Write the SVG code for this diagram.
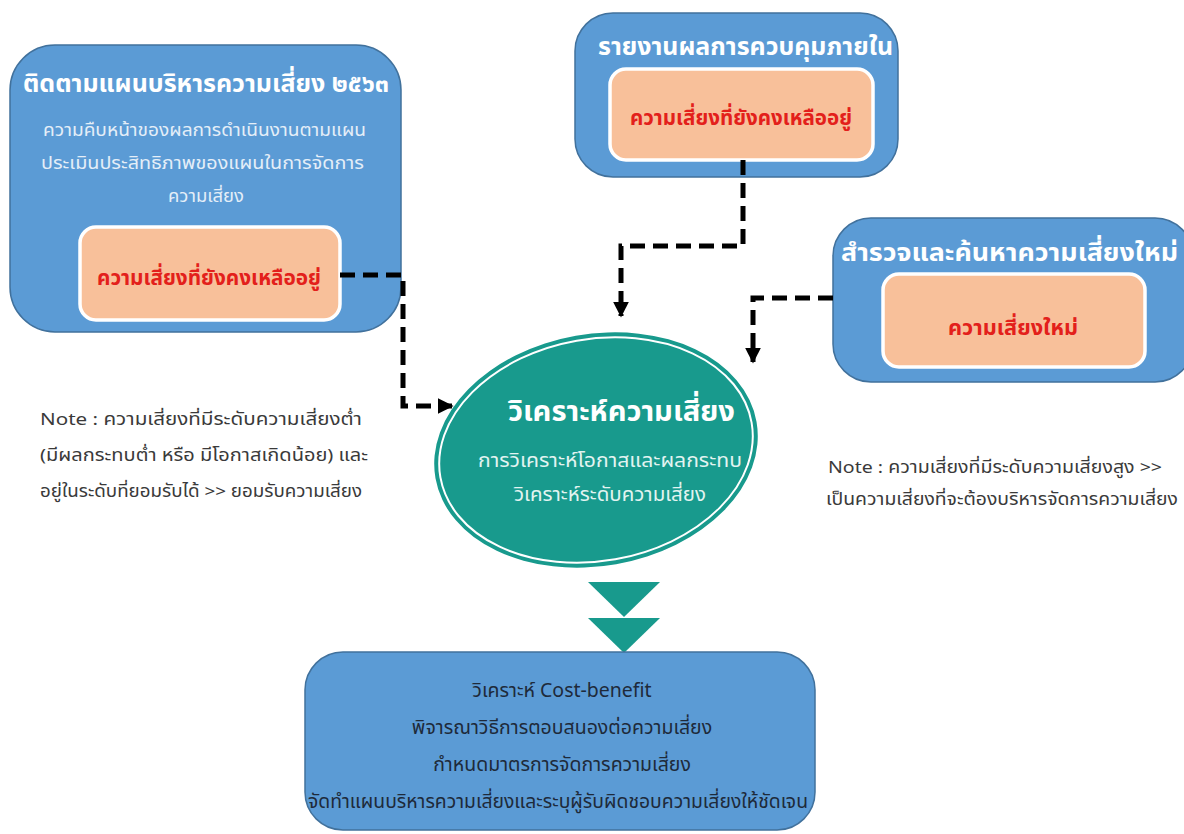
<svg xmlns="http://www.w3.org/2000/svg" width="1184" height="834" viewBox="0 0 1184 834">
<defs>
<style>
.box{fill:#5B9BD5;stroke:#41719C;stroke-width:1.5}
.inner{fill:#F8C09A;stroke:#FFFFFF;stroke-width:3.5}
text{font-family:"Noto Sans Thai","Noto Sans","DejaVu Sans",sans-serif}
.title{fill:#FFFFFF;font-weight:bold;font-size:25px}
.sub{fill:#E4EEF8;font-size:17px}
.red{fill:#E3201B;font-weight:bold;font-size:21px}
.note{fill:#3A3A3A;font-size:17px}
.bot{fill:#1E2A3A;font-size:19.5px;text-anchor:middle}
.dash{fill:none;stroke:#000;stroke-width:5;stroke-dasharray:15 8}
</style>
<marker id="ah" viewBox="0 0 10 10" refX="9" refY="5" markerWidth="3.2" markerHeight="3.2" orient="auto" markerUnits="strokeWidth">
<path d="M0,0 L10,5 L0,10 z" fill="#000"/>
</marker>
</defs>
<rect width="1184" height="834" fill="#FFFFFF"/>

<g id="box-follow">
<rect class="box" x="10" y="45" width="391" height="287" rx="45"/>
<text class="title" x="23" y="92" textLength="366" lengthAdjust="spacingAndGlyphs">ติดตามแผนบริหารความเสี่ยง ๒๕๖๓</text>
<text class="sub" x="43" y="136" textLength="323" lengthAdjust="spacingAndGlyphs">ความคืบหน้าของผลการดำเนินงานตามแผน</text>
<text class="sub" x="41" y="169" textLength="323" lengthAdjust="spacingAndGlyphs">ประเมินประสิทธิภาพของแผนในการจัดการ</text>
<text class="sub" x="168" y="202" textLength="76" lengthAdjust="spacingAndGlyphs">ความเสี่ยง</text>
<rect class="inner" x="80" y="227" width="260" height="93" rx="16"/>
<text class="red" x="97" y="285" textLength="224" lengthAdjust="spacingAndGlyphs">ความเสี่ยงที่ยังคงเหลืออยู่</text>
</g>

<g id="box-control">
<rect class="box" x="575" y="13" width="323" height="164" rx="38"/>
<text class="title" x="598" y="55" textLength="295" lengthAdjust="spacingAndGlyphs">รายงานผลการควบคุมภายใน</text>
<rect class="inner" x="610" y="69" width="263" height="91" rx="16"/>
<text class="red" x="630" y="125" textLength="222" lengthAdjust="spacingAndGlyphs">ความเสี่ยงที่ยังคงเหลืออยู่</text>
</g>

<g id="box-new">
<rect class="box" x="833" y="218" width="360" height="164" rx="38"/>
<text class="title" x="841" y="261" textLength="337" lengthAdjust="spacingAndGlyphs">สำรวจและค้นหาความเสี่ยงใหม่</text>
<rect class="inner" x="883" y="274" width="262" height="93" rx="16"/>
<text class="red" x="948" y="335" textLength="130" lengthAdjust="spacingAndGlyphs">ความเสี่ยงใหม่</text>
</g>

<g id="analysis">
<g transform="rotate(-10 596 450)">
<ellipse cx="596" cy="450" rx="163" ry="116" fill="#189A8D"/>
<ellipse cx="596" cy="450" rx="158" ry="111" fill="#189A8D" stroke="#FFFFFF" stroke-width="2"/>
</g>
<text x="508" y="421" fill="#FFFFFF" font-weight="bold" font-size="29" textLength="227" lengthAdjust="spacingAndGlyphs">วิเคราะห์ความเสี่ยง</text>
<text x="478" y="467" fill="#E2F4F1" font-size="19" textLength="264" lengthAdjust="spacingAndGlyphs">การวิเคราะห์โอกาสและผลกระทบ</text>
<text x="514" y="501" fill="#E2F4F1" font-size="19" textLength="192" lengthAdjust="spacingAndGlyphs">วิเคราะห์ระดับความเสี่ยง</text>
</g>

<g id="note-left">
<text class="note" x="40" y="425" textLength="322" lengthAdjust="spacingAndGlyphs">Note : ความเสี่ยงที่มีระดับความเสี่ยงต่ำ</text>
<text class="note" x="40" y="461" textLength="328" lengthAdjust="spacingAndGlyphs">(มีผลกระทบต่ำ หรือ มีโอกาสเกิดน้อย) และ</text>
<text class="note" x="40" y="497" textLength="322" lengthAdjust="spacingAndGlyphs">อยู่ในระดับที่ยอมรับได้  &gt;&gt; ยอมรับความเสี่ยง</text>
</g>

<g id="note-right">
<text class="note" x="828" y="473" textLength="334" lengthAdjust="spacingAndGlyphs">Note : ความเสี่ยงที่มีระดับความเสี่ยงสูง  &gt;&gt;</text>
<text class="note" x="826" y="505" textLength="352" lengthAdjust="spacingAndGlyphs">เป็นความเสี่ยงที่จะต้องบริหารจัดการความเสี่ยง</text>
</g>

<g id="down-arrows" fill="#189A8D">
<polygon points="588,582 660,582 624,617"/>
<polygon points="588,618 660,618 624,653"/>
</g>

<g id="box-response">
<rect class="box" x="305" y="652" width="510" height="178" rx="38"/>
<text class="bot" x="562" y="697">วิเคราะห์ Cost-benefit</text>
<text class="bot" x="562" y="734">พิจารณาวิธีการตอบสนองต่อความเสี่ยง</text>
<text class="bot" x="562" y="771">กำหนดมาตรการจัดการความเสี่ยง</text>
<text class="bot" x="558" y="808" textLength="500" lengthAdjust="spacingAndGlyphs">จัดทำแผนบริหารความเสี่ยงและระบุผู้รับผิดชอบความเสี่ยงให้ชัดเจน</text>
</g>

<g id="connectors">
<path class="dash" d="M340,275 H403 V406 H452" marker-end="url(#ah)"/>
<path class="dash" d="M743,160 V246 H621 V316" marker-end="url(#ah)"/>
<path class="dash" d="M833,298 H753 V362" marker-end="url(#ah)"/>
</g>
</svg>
== == ==
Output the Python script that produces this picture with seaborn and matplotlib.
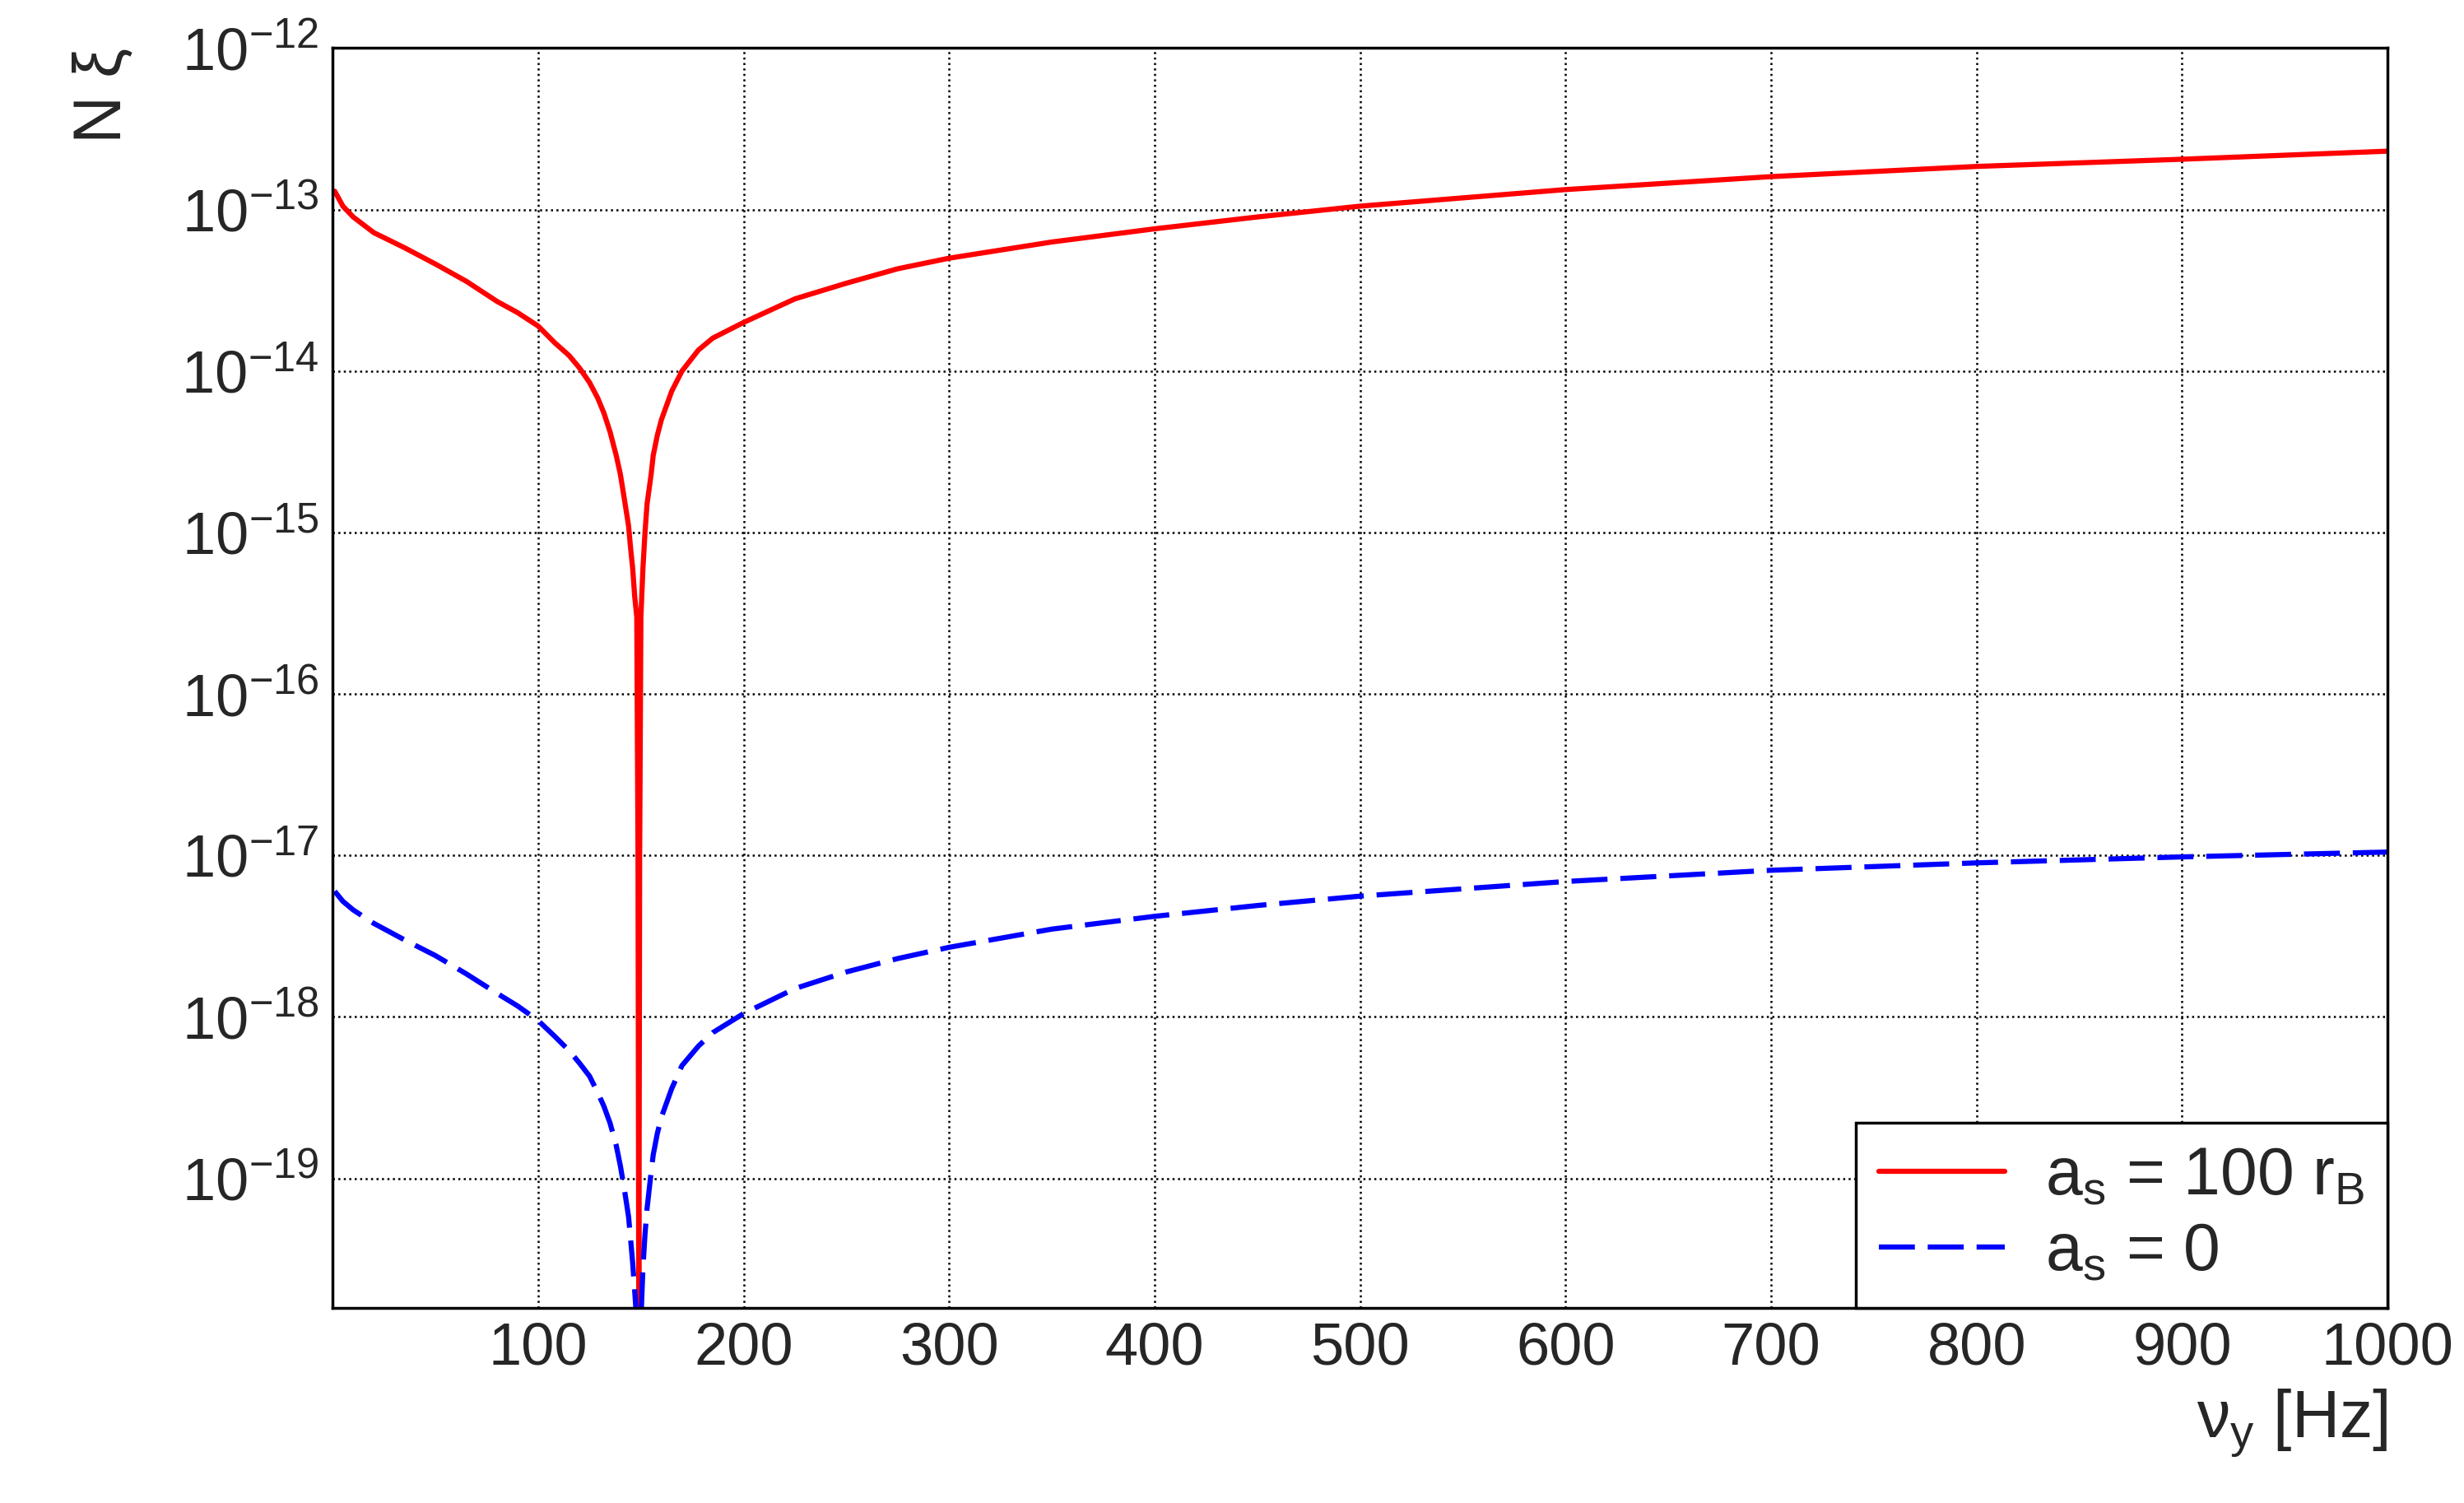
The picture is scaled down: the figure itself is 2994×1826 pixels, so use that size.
== == ==
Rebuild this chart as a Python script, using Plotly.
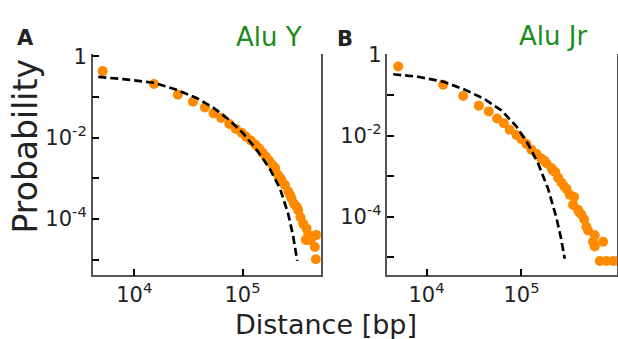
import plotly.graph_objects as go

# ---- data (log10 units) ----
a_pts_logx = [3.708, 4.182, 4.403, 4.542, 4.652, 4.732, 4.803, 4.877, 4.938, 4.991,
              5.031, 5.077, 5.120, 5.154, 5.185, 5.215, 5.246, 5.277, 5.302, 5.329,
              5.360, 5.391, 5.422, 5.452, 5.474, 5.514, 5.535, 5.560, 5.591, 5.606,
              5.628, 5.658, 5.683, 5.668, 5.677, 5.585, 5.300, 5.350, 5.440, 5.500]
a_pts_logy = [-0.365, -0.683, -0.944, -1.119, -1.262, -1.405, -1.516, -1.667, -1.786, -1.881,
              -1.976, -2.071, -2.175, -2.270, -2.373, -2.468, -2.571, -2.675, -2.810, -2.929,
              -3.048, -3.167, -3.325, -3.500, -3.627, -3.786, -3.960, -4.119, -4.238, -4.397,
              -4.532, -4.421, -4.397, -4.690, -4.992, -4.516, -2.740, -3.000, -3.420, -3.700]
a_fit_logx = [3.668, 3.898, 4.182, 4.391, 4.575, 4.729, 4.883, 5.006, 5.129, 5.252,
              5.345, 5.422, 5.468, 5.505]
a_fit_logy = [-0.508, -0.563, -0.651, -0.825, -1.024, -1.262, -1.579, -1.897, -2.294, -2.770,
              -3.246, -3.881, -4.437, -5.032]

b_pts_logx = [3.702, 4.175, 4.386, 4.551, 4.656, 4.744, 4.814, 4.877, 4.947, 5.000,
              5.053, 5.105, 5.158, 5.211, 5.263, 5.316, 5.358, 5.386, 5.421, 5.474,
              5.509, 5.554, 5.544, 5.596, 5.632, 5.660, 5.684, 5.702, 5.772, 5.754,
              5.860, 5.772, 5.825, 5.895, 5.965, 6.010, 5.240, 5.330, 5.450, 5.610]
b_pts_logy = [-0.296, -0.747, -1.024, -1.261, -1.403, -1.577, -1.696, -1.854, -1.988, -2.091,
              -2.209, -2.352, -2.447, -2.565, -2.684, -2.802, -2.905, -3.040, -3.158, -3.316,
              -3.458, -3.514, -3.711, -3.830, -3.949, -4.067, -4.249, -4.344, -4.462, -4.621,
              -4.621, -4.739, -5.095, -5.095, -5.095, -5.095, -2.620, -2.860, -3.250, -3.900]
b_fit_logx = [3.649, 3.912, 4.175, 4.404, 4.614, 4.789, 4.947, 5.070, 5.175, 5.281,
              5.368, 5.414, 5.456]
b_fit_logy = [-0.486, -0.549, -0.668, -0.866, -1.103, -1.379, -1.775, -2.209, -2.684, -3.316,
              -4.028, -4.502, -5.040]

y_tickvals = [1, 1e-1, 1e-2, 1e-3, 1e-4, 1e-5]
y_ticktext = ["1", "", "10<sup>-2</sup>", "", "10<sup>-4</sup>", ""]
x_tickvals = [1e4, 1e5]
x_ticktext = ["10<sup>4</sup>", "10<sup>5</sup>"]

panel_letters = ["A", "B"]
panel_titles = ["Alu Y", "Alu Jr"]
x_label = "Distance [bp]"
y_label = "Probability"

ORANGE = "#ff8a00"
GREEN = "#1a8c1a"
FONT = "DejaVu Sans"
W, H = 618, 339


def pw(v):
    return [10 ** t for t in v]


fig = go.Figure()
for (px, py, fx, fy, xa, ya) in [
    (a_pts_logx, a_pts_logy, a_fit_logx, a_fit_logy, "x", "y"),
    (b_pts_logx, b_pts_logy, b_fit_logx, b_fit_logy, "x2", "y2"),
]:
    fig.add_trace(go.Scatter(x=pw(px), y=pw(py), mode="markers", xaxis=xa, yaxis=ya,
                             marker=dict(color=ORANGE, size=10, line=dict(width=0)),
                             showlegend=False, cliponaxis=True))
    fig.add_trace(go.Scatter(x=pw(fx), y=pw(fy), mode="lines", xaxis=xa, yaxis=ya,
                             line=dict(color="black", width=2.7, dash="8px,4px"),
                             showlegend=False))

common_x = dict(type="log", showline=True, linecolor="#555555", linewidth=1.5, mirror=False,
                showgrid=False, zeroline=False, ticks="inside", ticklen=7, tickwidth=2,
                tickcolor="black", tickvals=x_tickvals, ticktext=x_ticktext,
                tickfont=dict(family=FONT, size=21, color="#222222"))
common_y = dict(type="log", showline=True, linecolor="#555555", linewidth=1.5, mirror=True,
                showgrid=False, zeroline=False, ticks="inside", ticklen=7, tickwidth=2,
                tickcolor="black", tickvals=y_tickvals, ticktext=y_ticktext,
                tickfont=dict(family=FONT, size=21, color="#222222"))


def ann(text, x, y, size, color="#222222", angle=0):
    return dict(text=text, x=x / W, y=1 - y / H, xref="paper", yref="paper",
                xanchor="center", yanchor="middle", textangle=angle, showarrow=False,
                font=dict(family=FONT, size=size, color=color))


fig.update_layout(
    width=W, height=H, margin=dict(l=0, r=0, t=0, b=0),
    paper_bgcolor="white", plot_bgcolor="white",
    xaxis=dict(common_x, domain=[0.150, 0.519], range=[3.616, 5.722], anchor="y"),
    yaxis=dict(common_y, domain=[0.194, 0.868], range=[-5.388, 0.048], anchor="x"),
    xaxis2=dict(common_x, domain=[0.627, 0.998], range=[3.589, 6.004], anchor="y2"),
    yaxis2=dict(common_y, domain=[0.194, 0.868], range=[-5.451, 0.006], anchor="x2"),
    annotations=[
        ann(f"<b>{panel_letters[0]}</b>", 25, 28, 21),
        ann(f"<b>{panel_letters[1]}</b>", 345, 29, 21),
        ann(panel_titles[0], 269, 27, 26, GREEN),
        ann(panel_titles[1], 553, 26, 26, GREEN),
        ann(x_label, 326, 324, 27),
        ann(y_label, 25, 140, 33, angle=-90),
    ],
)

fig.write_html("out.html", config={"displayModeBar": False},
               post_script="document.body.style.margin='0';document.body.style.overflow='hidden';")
== == ==
### Description of the task
Consider the entries above and return each line with the string "that".

### Correct answer
Output the Python script that produces this picture with seaborn and matplotlib.
The picture is scaled down: the figure itself is 2994×1826 pixels, so use that size.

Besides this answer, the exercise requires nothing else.